Que no voten
Afganistán existe, sin duda. Escuchamos, leemos, decimos su nombre todos los días. Lo que no está tan claro es qué es Afganistán. Una trampa mortal, la piedra de toque de la política de Obama, una guerra inútil, de esas que terminan sin resolver ninguno de los problemas que las han provocado. ¿Y qué más? El primer productor mundial de heroína. ¿Y qué más? Los afganos existen, pero no cuentan. Las afganas, ni eso.
La memoria es incómoda, pero ayuda a comprender el presente. En 1979, una Unión Soviética agonizante invadió Afganistán para apoyar a un Gobierno satélite que, entre otras intolerables reformas, pretendía aprobar el voto femenino. Contra ese Gobierno se levantaron los talibanes, con apoyo y armamento norteamericano. Diez años después, los soviéticos se retiraron y los aliados se convirtieron en enemigos. La guerra fría dio paso a la guerra caliente contra el terrorismo islámico, y después de décadas de guerra civil, Afganistán fue invadido de nuevo, esta vez en nombre de la paz y la democracia.
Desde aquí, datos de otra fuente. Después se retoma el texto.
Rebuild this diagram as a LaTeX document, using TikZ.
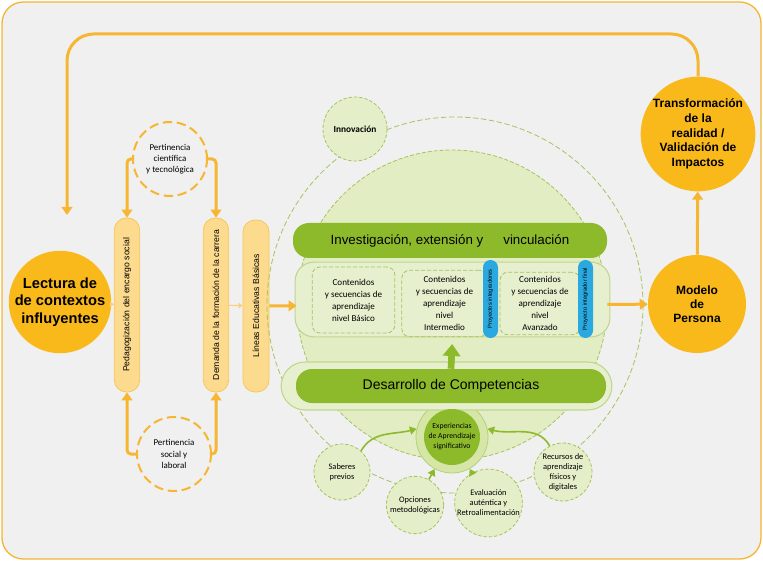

Ahora hemos visto a mujeres con burka, enseñando sus documentos con manos enguantadas, antes de votar. En Afganistán, los derechos humanos son, si acaso, cosa de hombres. Con talibanes o sin ellos, las mujeres no tienen cara, ni estudian, ni enseñan, ni trabajan, ni andan solas por la calle, ni visitan a médicos varones, ni pueden ejercer la medicina. Si caen enfermas, lo único que pueden hacer es morirse. También han podido participar en las elecciones con las que Occidente pretendía quitarse su problema de encima. Antes o después, lo conseguirá, se sacudirá el polvo de las botas, y nada habrá cambiado para ellas, más allá del derecho al voto. En nombre de su dignidad, y de los derechos humanos de los que absolutamente carecen, lo mínimo que se podría pedir a los ocupantes es que, antes de marcharse, se lo quiten.